Mr. Jones, I can report, had a solution to enliven Da Ponte’s dull conclusion: at the crucial moment, the dallying Don pulls a switcheroo, tricking Leporello into taking his place. Now, if you’re concerned that the score and the text might not support such a change, don’t worry: Jones even has the two swap vocal parts, so that in the epilogue we’re left with Giovanni—cleverly disguised, to be sure—explaining his valet’s astonishing disappearance. How Jones slipped that one by the music director, I cannot say.
The more pressing question, though, is why? What does the alteration add to the piece? What do we learn by condemning the poor servant, and not his philandering master, to eternal torment? If the moral is that vice often goes unpunished—well, that’s hardly a novel observation, and its delivery is startlingly glib. For all I could tell, it was simply a tidy way to facilitate a cute bookend, wherein the door business from the overture is reprised during the closing bars—a winking trick right out of the sophomore theater director’s playbook.
And yet, amazingly, the opera can withstand all of this—Mozart’s music, when performed as well as it was on this occasion, can shine through the pitchiest darkness. The cast that the eno fielded that Friday, top to bottom, was superb, far stronger than that heard at the mighty Met several days before. Christopher Purves sounded somewhat leaner than most Don Giovannis but held his own in the title role. Christine Rice gave Elvira a direct, clean voice that kept an attractive tone as it cut past the orchestra. Mary Bevan was a revelation as Zerlina, showing off a lovely, liquid, honeyed quality, and flawless technique, glowing in every one of her scenes. Allan Clayton was simply brilliant as Don Ottavio, exhibiting none of the stereotypical reediness one is supposed to expect from English tenors. His account of the famous aria “Dalla sua pace” (“Her joy is my joy,” in this rendition) showed a gorgeous, creamy quality, with exquisite phrasing.

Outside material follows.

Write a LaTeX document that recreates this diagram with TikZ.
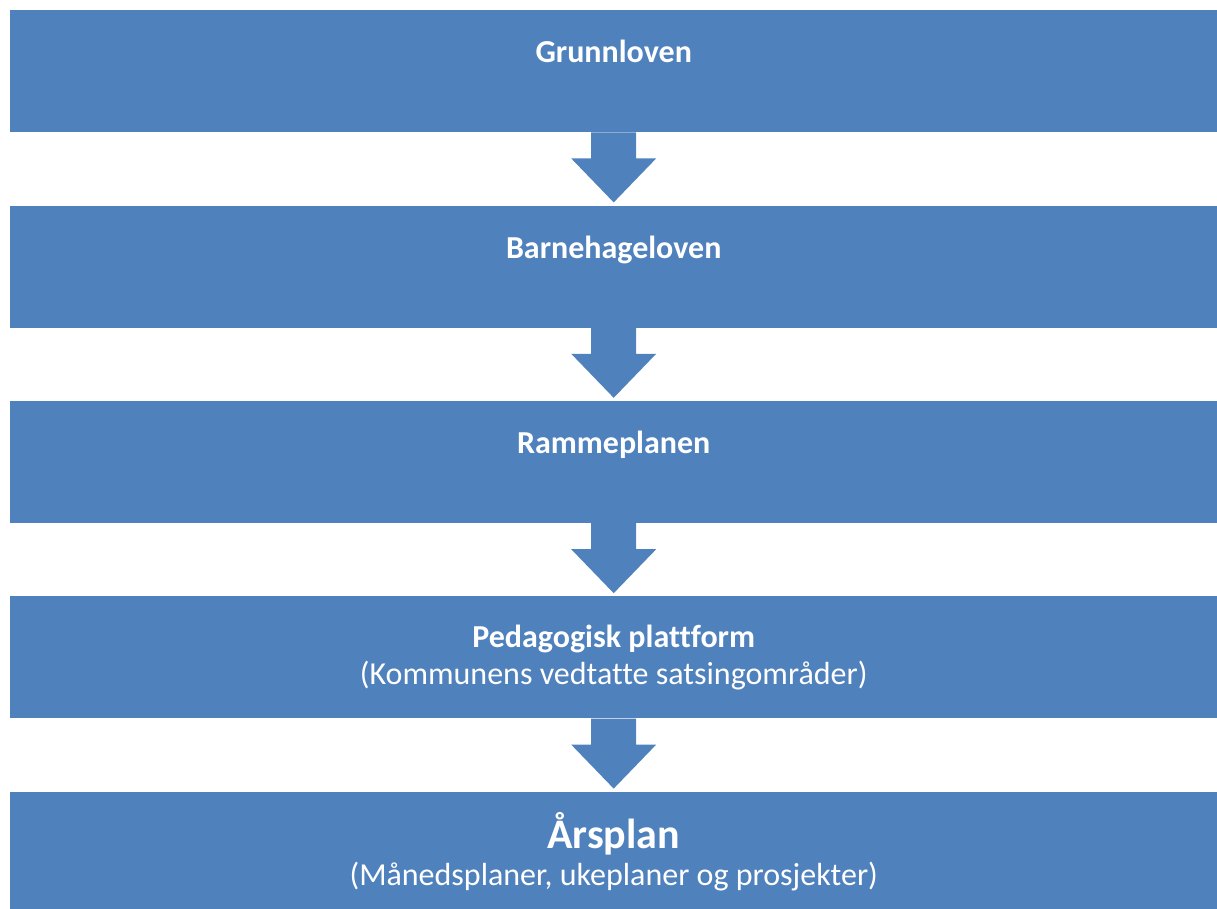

Mozart’s music can shine through the pitchiest darkness.
The strongest still, in my mind, was Clive Bayley’s Leporello. It’s rare that you hear a bass (or bass-baritone) with so full a voice and such subtle coloration sing this role, but a singer like Bayley is a treat to hear. He had more than enough power to fill out the role—he could have swapped in for the entirety of the title role, and no one would have complained. Most importantly, he keenly understood Leporello’s essential comic character—the cheeky glee of his “Catalogue” aria was irresistible.
That aria, incidentally, included some of the finest work of Mark Wigglesworth & co. down in the pit. The charm of this aria is not only in its wordplay and the buoyancy of its vocal writing—that same wit can be heard every bit as much in the bubbling of Mozart’s inspired orchestration. It’s a memorable comic moment, no question, but when the orchestra sparkles and shines as much as this one did, the Catalogue can be a musical highlight, too.